Last Tuesday, I felt the urge to start my first day of graduate school with a morning run through Central Park. Anticipating the remnants of Hurricane Isaac destroying any chance I may have had at an outdoor run for the rest of the week, I followed my instincts. A relatively new local of the Upper East Side, I stick to the park’s outer perimeter road which pedestrians, cyclists and automobiles share. While my shorter runs usually consist of the northern half of the perimeter and a homeward bound view of the water reservoir, Tuesday was a south-running kind of day.
After encountering the same runner with neon orange Asics for the third time in 30 minutes, I realized something wasn’t quite right. Coming up on the same view of Essex House for the second time, it was clear that I had somehow created a miniature loop of my own at the bottom of the park. I honestly cannot remember if it was the beats of my running playlist or the thoughts doing laps of their own inside my skull that led me to abandon my physical body that morning. Who knows, maybe I was simply appreciating the greenest view of the city available to me, internalizing every second of it I could get. Regardless, it took me a GoogleMaps app and an additional two miles than anticipated to navigate my running butt home and get ready for my first class at NYU.
I share this little anecdote with you to express just how worthwhile getting a little sidetracked can be every once in a while.
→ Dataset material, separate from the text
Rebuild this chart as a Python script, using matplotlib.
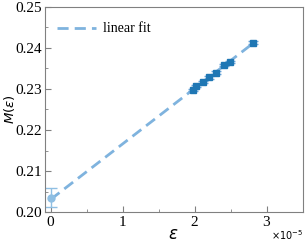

Nothing tragic came of this incident: I didn’t fatigue from running too long, miss my class or get caught in the downpour that began only seconds after reaching my front door. If anything, the mind-body disconnection for just a half hour left me feeling rejuvenated and not at all annoyed by the unanticipated puzzle of making my way back to the Upper East Side.
Whatever your distraction of choice may be, I encourage you to stray from the path occasionally, get just a little lost. The journey home requires for you to take in the world from a slightly different perspective, open yourself to the various possibilities that lay ahead. Let your mind run where it needs to run– don’t fight it. Trust that it will bring you back to where you need to be in a more refreshed and wise state than before.
Go ahead, lose yourself; you have the power within to find your way back.